Plus plenty in between. There’s really no telling
how a story will end, e.g. “A Tale of Paurnami/Cerita Paurnami”, which is
mostly a description of a full-moon festival which suddenly concludes with a
miracle, or “An Epic Ride/Perang Dalam Minda”, which appears to be a moralistic
retelling of the Mahabharata/Bhagavad Gita transposed onto a
rideshare—until it unexpectedly ends with the destination of a psychiatric
clinic.

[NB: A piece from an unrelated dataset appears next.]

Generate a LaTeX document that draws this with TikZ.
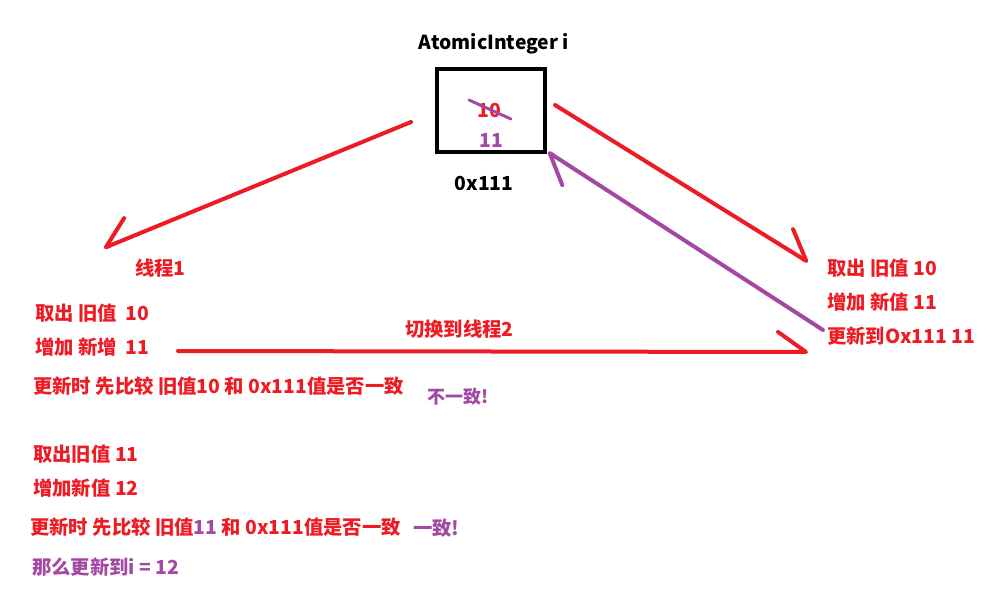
\documentclass[tikz,border=0pt]{standalone}
\usepackage{fontspec}
\setmainfont{Noto Sans CJK SC}
\usetikzlibrary{arrows.meta}
\definecolor{paintred}{RGB}{237,28,36}
\definecolor{paintpurple}{RGB}{163,73,164}

\tikzset{
  lbl/.style={inner sep=0pt, font=\bfseries\fontsize{14.5}{16}\selectfont},
  redlbl/.style={lbl, anchor=west, text=paintred},
  purplbl/.style={lbl, anchor=west, text=paintpurple},
  stroke/.style={line width=3pt, line cap=round},
  barbtip/.style={-{Straight Barb[harpoon,round,length=21pt,width=30pt]}},
  barbswap/.style={-{Straight Barb[harpoon,swap,round,length=21pt,width=30pt]}}
}

\begin{document}
\begin{tikzpicture}[x=0.75pt,y=-0.75pt]
  \useasboundingbox (0,0) rectangle (993,603);

  % the shared variable
  \node[lbl] (title) at (494,44) {AtomicInteger i};
  \node[draw, line width=3pt, minimum width=81pt, minimum height=62pt, inner sep=0pt] (box) at (491,110.5) {};
  \node[lbl, text=paintred] (old) at (489,110) {10};
  \draw[line width=2.2pt, paintpurple, line cap=round] (469,100) -- (511,119);
  \node[lbl, text=paintpurple] (new) at (491,140) {11};
  \node[lbl] (addr) at (484,183) {0x111};

  % thread 1
  \node[redlbl] (t1) at (135,268) {线程1};
  \node[redlbl] (t1get) at (35,313) {取出 旧值 \ 10};
  \node[redlbl] (t1inc) at (35,347) {增加 新增 \ 11};
  \node[redlbl] (t1cmp) at (33,386) {更新时 先比较 旧值10 和 0x111值是否一致};
  \node[purplbl, font=\bfseries\fontsize{13.5}{15}\selectfont] (t1fail) at (427,397) {不一致!};
  \node[redlbl] (t1get2) at (33,454) {取出旧值 11};
  \node[redlbl] (t1inc2) at (33,488) {增加新值 12};
  \node[redlbl] (t1cmp2) at (30,527) {更新时 先比较 旧值\textcolor{paintpurple}{11} 和 0x111值是否一致};
  \node[purplbl] (t1ok) at (413,528) {一致!};
  \node[purplbl] (t1set) at (32,567) {那么更新到i = 12};

  % thread 2
  \node[redlbl] (switch) at (405,329) {切换到线程2};
  \node[redlbl] (t2get) at (827,268) {取出 旧值 10};
  \node[redlbl] (t2inc) at (827,302) {增加 新值 11};
  \node[redlbl] (t2set) at (827,336) {更新到Ox111 11};

  % arrow ends
  \coordinate (a1s) at (411,122);
  \coordinate (a1e) at (104,248);
  \coordinate (a2s) at (555,105);
  \coordinate (a2e) at (808,262);
  \coordinate (a3s) at (178,351);
  \coordinate (a3e) at (808,352);
  \coordinate (a4s) at (823,330);
  \coordinate (a4e) at (548,152);

  \draw[stroke, paintred, barbswap] (a1s) -- (a1e);
  \draw[stroke, paintred, barbtip] (a2s) -- (a2e);
  \draw[stroke, paintred, barbtip] (a3s) -- (a3e);
  \draw[stroke, paintpurple, barbtip] (a4s) -- (a4e);
\end{tikzpicture}
\end{document}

Uthaya’s definitely got a thing for both the
transcendent and bathos.
My fave’s probably “Strange Things/Yang Aneh-Aneh”, about a corporate fixer who
happens to have detachable limbs.
Mind you, this book does tend towards the
sentimental and directly critical a little too much, and the presentation—loads
of unnecessary literalist illustrations, endnotes explaining Tamil/Sanskrit terms,
pages of earnest praise quotes—gives the collection an air of amateurishness
that honestly doesn’t charm me.
Still, this is a fascinating entry point
into the world of multiethnic Malay-language literature, in which ethnic
minorities both celebrate and challenge their culture, just as folks do in
English.
That’s kinda what Singapore lost out on with our language policy—our mother
tongue literatures of Mandarin, Malay and Tamil end up in ethnic silos rather
than emerging as cosmopolitan conversations.
(Ng Yi-Sheng
is a Singaporean writer, researcher, and LGBT+ activist. This review of five
short prose collections was published in Singapore Unbound on 26 July 2024.)